Goal:
All of the data should be repeated exactly; pictures are not part of the copy.

Data section:
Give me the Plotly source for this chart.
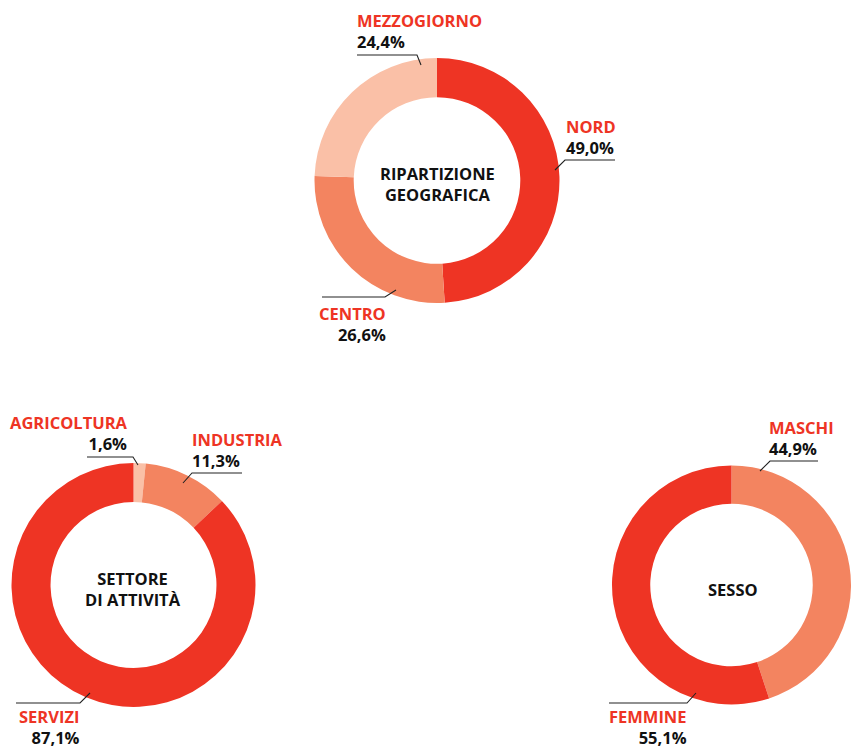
import plotly.graph_objects as go

# ---- data ----
geo_labels = ["NORD", "CENTRO", "MEZZOGIORNO"]
geo_values = [49.0, 26.6, 24.4]
geo_title = "RIPARTIZIONE<br>GEOGRAFICA"

sector_labels = ["AGRICOLTURA", "INDUSTRIA", "SERVIZI"]
sector_values = [1.6, 11.3, 87.1]
sector_title = "SETTORE<br>DI ATTIVITÀ"

sex_labels = ["MASCHI", "FEMMINE"]
sex_values = [44.9, 55.1]
sex_title = "SESSO"

# ---- styling ----
W, H = 851, 750
RED = "#EE3424"
MID = "#F38460"
LIGHT = "#FAC0A7"
INK = "#111111"
FONT = "Open Sans"
FS = 16.5

geo_colors = [RED, MID, LIGHT]
sector_colors = [LIGHT, MID, RED]
sex_colors = [MID, RED]


def px(x):
    return x / W


def py(y):
    return 1 - y / H


def fmt(v):
    return f"{v:.1f}".replace(".", ",") + "%"


def dom(x0, x1, y0, y1):
    return dict(x=[px(x0), px(x1)], y=[py(y1), py(y0)])


fig = go.Figure()


def add_pie(labels, values, colors, domain):
    fig.add_trace(go.Pie(
        labels=labels, values=values, hole=0.68, sort=False,
        direction="clockwise", rotation=0, textinfo="none",
        marker=dict(colors=colors, line=dict(width=0)),
        domain=domain, showlegend=False, hoverinfo="label+value",
    ))


add_pie(geo_labels, geo_values, geo_colors, dom(314.5, 559.5, 58, 303))
add_pie(sector_labels, sector_values, sector_colors, dom(11.5, 255.5, 463, 707))
add_pie(sex_labels, sex_values, sex_colors, dom(612, 851, 463, 707))

annotations = []


def text(x, y, s, anchor, yanchor="middle"):
    annotations.append(dict(
        x=px(x), y=py(y), xref="paper", yref="paper", text=s,
        showarrow=False, xanchor=anchor, yanchor=yanchor, align=anchor,
        borderpad=0,
        font=dict(family=FONT, size=FS, color=INK, weight=700),
    ))


def label(name, value, x, y, anchor, bottom=False):
    s = f"<span style='color:{RED}'>{name}</span><br>{fmt(value)}"
    if bottom:
        text(x, 750, s, anchor, "bottom")
    else:
        text(x, y + 11, s, anchor)


shapes = []


def leader(pts):
    path = "M " + " L ".join(f"{px(a)},{py(b)}" for a, b in pts)
    shapes.append(dict(type="path", xref="paper", yref="paper", path=path,
                       line=dict(color="#222222", width=1.1)))


# top donut labels
label(geo_labels[2], geo_values[2], 356, 20, "left")
label(geo_labels[0], geo_values[0], 565, 126, "left")
label(geo_labels[1], geo_values[1], 387, 313, "right")
leader([(357, 55), (417, 55), (421, 65)])
leader([(615, 160), (565, 160), (555, 170)])
leader([(322, 297), (385, 297), (396, 290)])
text(437, 184, geo_title, "center")

# sector donut labels
label(sector_labels[0], sector_values[0], 129, 422, "right")
label(sector_labels[1], sector_values[1], 191, 439, "left")
label(sector_labels[2], sector_values[2], 81, 720, "right", bottom=True)
leader([(87, 457), (133, 457), (138, 465)])
leader([(242, 473), (192, 473), (183, 483)])
leader([(16, 703), (80, 703), (90, 693)])
text(133, 589, sector_title, "center")

# sex donut labels
label(sex_labels[0], sex_values[0], 768, 427, "left")
label(sex_labels[1], sex_values[1], 688, 718, "right", bottom=True)
leader([(818, 461), (770, 461), (760, 471)])
leader([(609, 703), (687, 703), (696, 693)])
text(733, 589, sex_title, "center")

fig.update_layout(
    width=W, height=H,
    margin=dict(l=0, r=0, t=0, b=0),
    paper_bgcolor="white", plot_bgcolor="white",
    annotations=annotations, shapes=shapes,
    font=dict(family=FONT),
)

fig.write_html("out.html", config={"displayModeBar": False},
               post_script="document.body.style.margin='0';")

Complete output:
Give me the Plotly source for this chart.
import plotly.graph_objects as go

# ---- data ----
geo_labels = ["NORD", "CENTRO", "MEZZOGIORNO"]
geo_values = [49.0, 26.6, 24.4]
geo_title = "RIPARTIZIONE<br>GEOGRAFICA"

sector_labels = ["AGRICOLTURA", "INDUSTRIA", "SERVIZI"]
sector_values = [1.6, 11.3, 87.1]
sector_title = "SETTORE<br>DI ATTIVITÀ"

sex_labels = ["MASCHI", "FEMMINE"]
sex_values = [44.9, 55.1]
sex_title = "SESSO"

# ---- styling ----
W, H = 851, 750
RED = "#EE3424"
MID = "#F38460"
LIGHT = "#FAC0A7"
INK = "#111111"
FONT = "Open Sans"
FS = 16.5

geo_colors = [RED, MID, LIGHT]
sector_colors = [LIGHT, MID, RED]
sex_colors = [MID, RED]


def px(x):
    return x / W


def py(y):
    return 1 - y / H


def fmt(v):
    return f"{v:.1f}".replace(".", ",") + "%"


def dom(x0, x1, y0, y1):
    return dict(x=[px(x0), px(x1)], y=[py(y1), py(y0)])


fig = go.Figure()


def add_pie(labels, values, colors, domain):
    fig.add_trace(go.Pie(
        labels=labels, values=values, hole=0.68, sort=False,
        direction="clockwise", rotation=0, textinfo="none",
        marker=dict(colors=colors, line=dict(width=0)),
        domain=domain, showlegend=False, hoverinfo="label+value",
    ))


add_pie(geo_labels, geo_values, geo_colors, dom(314.5, 559.5, 58, 303))
add_pie(sector_labels, sector_values, sector_colors, dom(11.5, 255.5, 463, 707))
add_pie(sex_labels, sex_values, sex_colors, dom(612, 851, 463, 707))

annotations = []


def text(x, y, s, anchor, yanchor="middle"):
    annotations.append(dict(
        x=px(x), y=py(y), xref="paper", yref="paper", text=s,
        showarrow=False, xanchor=anchor, yanchor=yanchor, align=anchor,
        borderpad=0,
        font=dict(family=FONT, size=FS, color=INK, weight=700),
    ))


def label(name, value, x, y, anchor, bottom=False):
    s = f"<span style='color:{RED}'>{name}</span><br>{fmt(value)}"
    if bottom:
        text(x, 750, s, anchor, "bottom")
    else:
        text(x, y + 11, s, anchor)


shapes = []


def leader(pts):
    path = "M " + " L ".join(f"{px(a)},{py(b)}" for a, b in pts)
    shapes.append(dict(type="path", xref="paper", yref="paper", path=path,
                       line=dict(color="#222222", width=1.1)))


# top donut labels
label(geo_labels[2], geo_values[2], 356, 20, "left")
label(geo_labels[0], geo_values[0], 565, 126, "left")
label(geo_labels[1], geo_values[1], 387, 313, "right")
leader([(357, 55), (417, 55), (421, 65)])
leader([(615, 160), (565, 160), (555, 170)])
leader([(322, 297), (385, 297), (396, 290)])
text(437, 184, geo_title, "center")

# sector donut labels
label(sector_labels[0], sector_values[0], 129, 422, "right")
label(sector_labels[1], sector_values[1], 191, 439, "left")
label(sector_labels[2], sector_values[2], 81, 720, "right", bottom=True)
leader([(87, 457), (133, 457), (138, 465)])
leader([(242, 473), (192, 473), (183, 483)])
leader([(16, 703), (80, 703), (90, 693)])
text(133, 589, sector_title, "center")

# sex donut labels
label(sex_labels[0], sex_values[0], 768, 427, "left")
label(sex_labels[1], sex_values[1], 688, 718, "right", bottom=True)
leader([(818, 461), (770, 461), (760, 471)])
leader([(609, 703), (687, 703), (696, 693)])
text(733, 589, sex_title, "center")

fig.update_layout(
    width=W, height=H,
    margin=dict(l=0, r=0, t=0, b=0),
    paper_bgcolor="white", plot_bgcolor="white",
    annotations=annotations, shapes=shapes,
    font=dict(family=FONT),
)

fig.write_html("out.html", config={"displayModeBar": False},
               post_script="document.body.style.margin='0';")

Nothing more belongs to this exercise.